Cover Interview of April 25, 2011

A close-up

A browser, who simply starts at the beginning and reads through the initial discussion of American exceptionalism, will see how our most familiar political practices and beliefs include a distinctive set of commitments that require a political theological explanation.

American exceptionalism is completely impenetrable to liberal political theory, which sees it only as an unjust claim of privilege.  That approach fails to understand the stakes, which are about identity, existence, and decision—not about norms.

If American exceptionalism remains a vibrant practice and set of beliefs, we must turn from traditional political theory to a political theology.

For Americans, law is only in part about justice.  More importantly, law expresses the will of the popular sovereign.

We find in law an expression of our national identity as a self-governing community that has a singular character, to be maintained across generations.

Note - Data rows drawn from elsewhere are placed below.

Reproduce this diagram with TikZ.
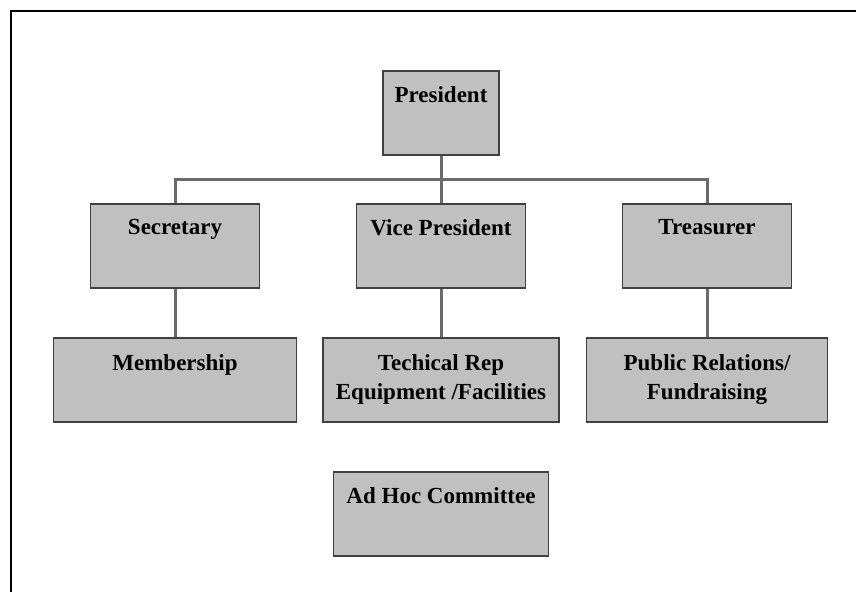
\documentclass[tikz,border=0pt]{standalone}
\usepackage{fontspec}
\setmainfont{Liberation Serif}
\usetikzlibrary{positioning}
\definecolor{boxfill}{HTML}{C0C0C0}
\definecolor{boxline}{HTML}{404040}
\definecolor{linegray}{HTML}{6A6A6A}

\begin{document}
\begin{tikzpicture}[x=1pt, y=-1pt,
    office/.style={draw=boxline, fill=boxfill, line width=1.6pt, inner sep=0pt, minimum height=84pt},
    title/.style={inner sep=0pt, align=center, font=\fontsize{23}{29}\selectfont\bfseries},
    wire/.style={draw=linegray, line width=3pt}]
\useasboundingbox (0,0) rectangle (856,592);
\draw[line width=2pt] (11,592) -- (11,11) -- (856,11);

% the offices
\node[office, minimum width=116pt] (pres) at (441,113) {};
\node[office, minimum width=169pt] (sec) at (175,246) {};
\node[office, minimum width=169pt] (vp) at (441,246) {};
\node[office, minimum width=169pt] (tre) at (707,246) {};
\node[office, minimum width=243pt] (mem) at (175,380) {};
\node[office, minimum width=236pt] (tech) at (441,380) {};
\node[office, minimum width=241pt] (pr) at (707,380) {};
\node[office, minimum width=215pt] (adhoc) at (441,514) {};

\node[title, below=16pt of pres.north] (pres-t) {President};
\node[title, below=16pt of sec.north] (sec-t) {Secretary};
\node[title, below=16pt of vp.north] (vp-t) {Vice President};
\node[title, below=16pt of tre.north] (tre-t) {Treasurer};
\node[title, below=17pt of mem.north] (mem-t) {Membership};
\node[title, below=17pt of tech.north] (tech-t) {Techical Rep\\Equipment /Facilities};
\node[title, below=17pt of pr.north] (pr-t) {Public Relations/\\Fundraising};
\node[title, below=16pt of adhoc.north] (adhoc-t) {Ad Hoc Committee};

% lines
\coordinate (bus) at (441,179);
\draw[wire] (pres) -- (bus);
\draw[wire] (sec) |- (bus) -| (tre);
\draw[wire] (vp) -- (bus);
\draw[wire] (sec) -- (mem);
\draw[wire] (vp) -- (tech);
\draw[wire] (tre) -- (pr);
\end{tikzpicture}
\end{document}
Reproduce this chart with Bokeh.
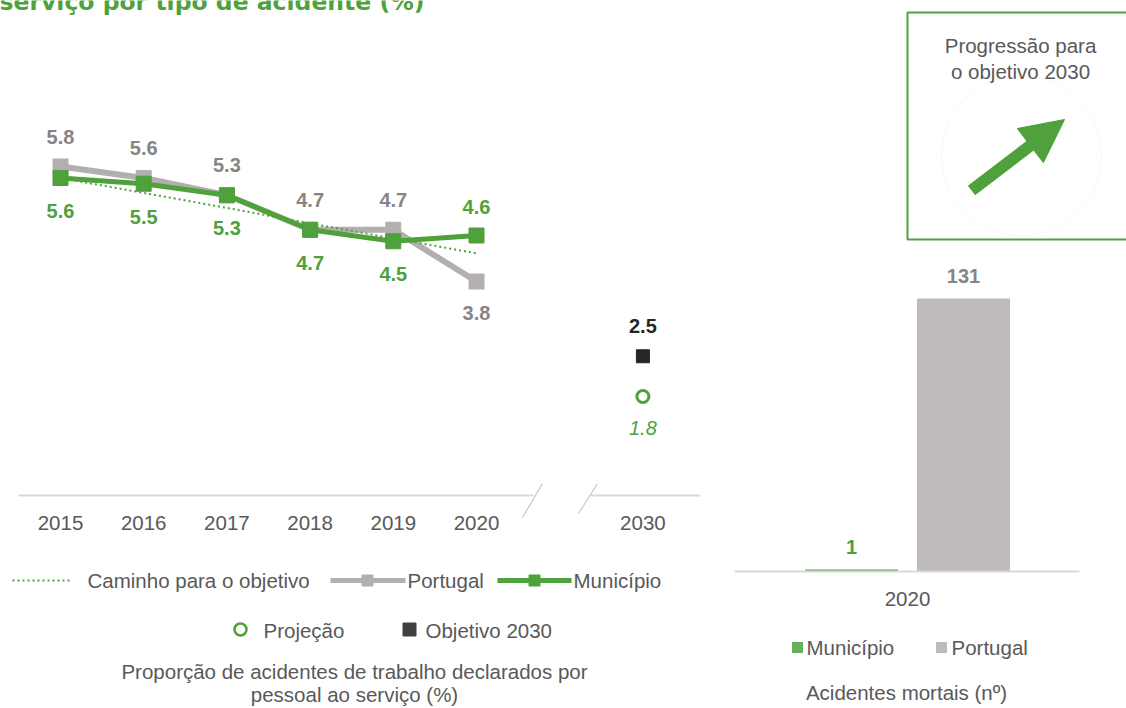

This is the reason we instinctively resist international law—except perhaps when it limits itself to the regulation of transnational markets and forms of communication.  We resist human rights law, even when the standards are much the same as our own civil rights law.

We will not subordinate the Constitution to a global order of rights.  There is, for this reason, virtually no political support for international courts, including the new International Criminal Court.

Schmitt talked about the sovereign decision for the exception.  We talk about American exceptionalism.  These two forms of exception are deeply related.  To understand that relationship we have to redirect political theology to a practice of popular sovereignty.